Feisal Abdul Rauf was born in Kuwait in 1948. His father, Muhammad Abdul Rauf, a respected Egyptian cleric, was part of a wave of Islamic scholars sent out by the Egyptian Government to posts around the world.
That led to a wandering childhood as Rauf's father took up positions in Britain, Malaysia and the Gulf. His accent still retains clipped tones from the time he spent in Cambridge.
But his travels also led to a sense of rootlessness that only ended when the Raufs went to the US. It was 1965 and Rauf was 17. He soon found he was destined to be American.
Landing in New York, the family moved into a small apartment above Rauf senior's mosque on West 72nd St, tending to a small congregation of immigrant Muslims and black American converts.

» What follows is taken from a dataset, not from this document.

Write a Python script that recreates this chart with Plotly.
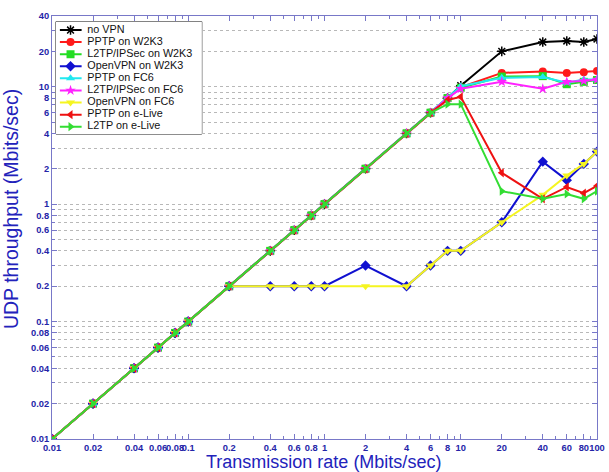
import plotly.graph_objects as go

rate = [0.01, 0.02, 0.04, 0.06, 0.08, 0.1, 0.2, 0.4, 0.6, 0.8, 1, 2, 4, 6, 8, 10, 20, 40, 60, 80, 100]
base = [0.01, 0.02, 0.04, 0.06, 0.08, 0.1, 0.2, 0.4, 0.6, 0.8, 1, 2, 4, 6]

no_vpn = base + [8, 10.2, 20, 24, 24.5, 24, 25.5]
pptp_w2k3 = base + [8, 9.9, 13.1, 13.5, 13.1, 13.3, 13.6]
l2tp_w2k3 = base + [8, 9.8, 12.2, 12.3, 10.5, 11, 11.4]
openvpn_w2k3 = [0.01, 0.02, 0.04, 0.06, 0.08, 0.1, 0.2, 0.2, 0.2, 0.2, 0.2, 0.3, 0.2, 0.3, 0.4, 0.4, 0.7, 2.3, 1.6, 2.2, 2.8]
pptp_fc6 = base + [8, 10.1, 11.9, 12.1, 10.8, 11.5, 11.5]
l2tp_fc6 = base + [8, 9.6, 11.0, 9.6, 11.0, 11.2, 11.5]
openvpn_fc6 = [0.01, 0.02, 0.04, 0.06, 0.08, 0.1, 0.2, 0.2, 0.2, 0.2, 0.2, 0.2, 0.2, 0.3, 0.4, 0.4, 0.7, 1.2, 1.75, 2.2, 2.8]
pptp_elive = base + [7.7, 8.2, 1.85, 1.11, 1.4, 1.24, 1.43]
l2tp_elive = base + [7.1, 7.1, 1.29, 1.11, 1.22, 1.11, 1.29]

names = ["no VPN", "PPTP on W2K3", "L2TP/IPSec on W2K3", "OpenVPN on W2K3", "PPTP on FC6",
         "L2TP/IPSec on FC6", "OpenVPN on FC6", "PPTP on e-Live", "L2TP on e-Live"]
series = [no_vpn, pptp_w2k3, l2tp_w2k3, openvpn_w2k3, pptp_fc6, l2tp_fc6, openvpn_fc6, pptp_elive, l2tp_elive]
colors = ["#000000", "#ff1a1a", "#22dd22", "#1010d0", "#22e8f0", "#ff22ff", "#f5f520", "#ee1111", "#33dd33"]
symbols = ["asterisk-open", "circle", "square", "diamond", "triangle-up", "star", "triangle-down",
           "triangle-left", "triangle-right"]

xticks = [0.01, 0.02, 0.04, 0.06, 0.08, 0.1, 0.2, 0.4, 0.6, 0.8, 1, 2, 4, 6, 8, 10, 20, 40, 60, 80, 100]
xticktext = ["0.01", "0.02", "0.04", "0.06", "0.08", "0.1", "0.2", "0.4", "0.6", "0.8", "1", "2", "4", "6", "8",
             "10", "20", "40", "60", "80", "100"]
yticks = [0.01, 0.02, 0.04, 0.06, 0.08, 0.1, 0.2, 0.4, 0.6, 0.8, 1, 2, 4, 6, 8, 10, 20, 40]
yticktext = ["0.01", "0.02", "0.04", "0.06", "0.08", "0.1", "0.2", "0.4", "0.6", "0.8", "1", "2", "4", "6", "8",
             "10", "20", "40"]

fig = go.Figure()


def marker_for(s, c):
    if s == "asterisk-open":
        return dict(symbol=s, size=8, color=c, line=dict(width=1.5, color=c))
    return dict(symbol=s, size=8, color=c, line=dict(width=0))


for name, ys, c, s in zip(names, series, colors, symbols):
    fig.add_trace(go.Scatter(x=rate, y=ys, mode="lines+markers", name=name,
                             line=dict(color=c, width=2), marker=marker_for(s, c), showlegend=False,
                             xaxis="x", yaxis="y"))

# custom compact legend drawn in an auxiliary axis pair
for i, (name, c, s) in enumerate(zip(names, colors, symbols)):
    yy = 1 - (8.3 + 12.09 * i) / 112.3
    fig.add_trace(go.Scatter(x=[0.027, 0.176], y=[yy, yy], mode="lines", line=dict(color=c, width=2),
                             showlegend=False, xaxis="x2", yaxis="y2", hoverinfo="skip"))
    fig.add_trace(go.Scatter(x=[0.1], y=[yy], mode="markers", marker=marker_for(s, c),
                             showlegend=False, xaxis="x2", yaxis="y2", hoverinfo="skip"))
    fig.add_trace(go.Scatter(x=[0.215], y=[yy], mode="text", text=[name], textposition="middle right",
                             textfont=dict(family="Liberation Sans, Arial", size=10.8, color="#111111"),
                             showlegend=False, xaxis="x2", yaxis="y2", hoverinfo="skip"))

axis_col = "#7878c8"
tick_font = dict(family="Liberation Sans, Arial", size=9.3, color="#2424a8", weight="bold")
grid_col = "#b8b8b8"

fig.update_layout(
    width=609, height=472,
    margin=dict(l=52, r=4, t=16, b=33),
    paper_bgcolor="white", plot_bgcolor="white",
    showlegend=False,
    xaxis=dict(type="log", range=[-2, 2], tickvals=xticks, ticktext=xticktext, tickangle=0,
               ticklabeloverflow="allow",
               tickfont=tick_font, ticks="inside", ticklen=5, tickcolor=axis_col,
               showline=True, linecolor=axis_col, linewidth=1, mirror="ticks",
               showgrid=False,
               minor=dict(dtick="D1", ticks="inside", ticklen=3, tickcolor=axis_col, showgrid=False),
               zeroline=False),
    yaxis=dict(type="log", range=[-2, 1.60206], tickvals=yticks, ticktext=yticktext, tickangle=0,
               ticklabeloverflow="allow",
               tickfont=tick_font, ticks="inside", ticklen=5, tickcolor=axis_col,
               showline=True, linecolor=axis_col, linewidth=1, mirror="ticks",
               showgrid=True, gridcolor=grid_col, griddash="dot", gridwidth=1,
               minor=dict(dtick="D1", ticks="inside", ticklen=3, tickcolor=axis_col,
                          showgrid=True, gridcolor=grid_col, griddash="dot"),
               zeroline=False),
    xaxis2=dict(domain=[0.00723, 0.2749], range=[0, 1], visible=False, anchor="y2", fixedrange=True),
    yaxis2=dict(domain=[0.721, 0.9865], range=[0, 1], visible=False, anchor="x2", fixedrange=True),
    shapes=[dict(type="rect", xref="x2 domain", yref="y2 domain", x0=0, x1=1, y0=0, y1=1,
                 fillcolor="white", line=dict(color="#222222", width=1), layer="below")],
    annotations=[
        dict(text="Transmission rate (Mbits/sec)", xref="paper", yref="paper", x=(327 - 52) / 553,
             y=-(462 - 439) / 423, xanchor="center", yanchor="middle", showarrow=False,
             font=dict(family="Liberation Sans, Arial", size=18, color="#2222bb")),
        dict(text="UDP throughput (Mbits/sec)", xref="paper", yref="paper", x=-(52 - 10.5) / 553,
             y=1 - (209 - 16) / 423, xanchor="center", yanchor="middle", showarrow=False, textangle=-90,
             font=dict(family="Liberation Sans, Arial", size=19.5, color="#2222bb")),
    ],
)

fig.write_html("out.html")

He studied physics at university before taking on postgraduate work in New Jersey.
Though the Rauf family were conservative (Rauf's mother was not allowed to drive), Rauf was a typical student with a wide circle of friends and a fondness for cars and girls.
He had Jewish friends who, during the Six Day war, remembered Rauf striving to understand the conflict's meaning for American Jews.
"There was a genuine openness," a classmate, Alan Silberstein, said. Rauf has always welcomed others. But it was America that Rauf truly embraced. He became a citizen in 1980.
In his writings on Islam, Rauf has emphasised common links between Judaism, Christianity and Islam (which, he says, share Abrahamic ideals). He sees their quarrels as a family dispute.
Rauf travelled and met Islamic scholars and eventually became a Sufi, a form of Islam that emphasises the mystic. A Sufi scholar in Turkey asked him to create a Sufi mosque in New York and in 1983 Rauf founded the Masjid al-Farah in Manhattan. From the start, it was a moderate place, friendly to women and attracting a diverse crowd. Among that crowd was interior designer Daisy Khan, who had been born in Kashmir but, like Rauf, arrived in America as an immigrant teenager.
The pair married in 1997 and became a working team. Rauf set up the American Society for Muslim Advancement in 1997. Khan, who in her 25-year interior design career had worked for various Fortune 500 companies, spoke in favour of women's rights. After 9/11, all America was trying to understand Islam. Journalists and politicians were desperate for a moderate voice to explain it. Rauf and Khan went on TV and advised politicians.
When a memorial service was held for murdered Wall Street Journal reporter Daniel Pearl, Rauf declared: "I am a Jew." When the scandal of Abu Ghraib broke, Rauf was among those asked to appear in an apology that was broadcast on Arabic television. The Raufs gave speeches and travelled to the World Economic Forum.
But these are now dangerous waters to swim in if you're a Muslim. The Raufs' intentions matter little. What matters are the views others project on to them. Park51 was originally called Cordoba House, after Rauf's inter-faith Cordoba Initiative.
The name Cordoba is a nod to the Moorish emirate known its for religious tolerance. But rightwingers believe it is a reference to the Muslim conquest of Spain (some radical Islamists also take it that way).
The same goes for any number of Rauf's statements. When he says US foreign policy has angered many Muslims, he is stating a belief shared by liberals and voiced by some conservatives, such as Glenn Beck. But critics say Rauf thinks America deserved to be attacked on 9/11.
Far from being a radical plot, planning Park51 was a rather amateurish exercise. Rauf had no media campaign, no PR. Evidence seemed to suggest two moderates who wandered naively into a hornets' nest.
In one of the few moments in Bahrain when he did address the Park51 issue, Rauf kept things simple. His statement included this plea: "With God's help, inshallah, we shall pass through this stormy season."
Calming this particular storm might be beyond even the powers of the Almighty (whichever one you believe in).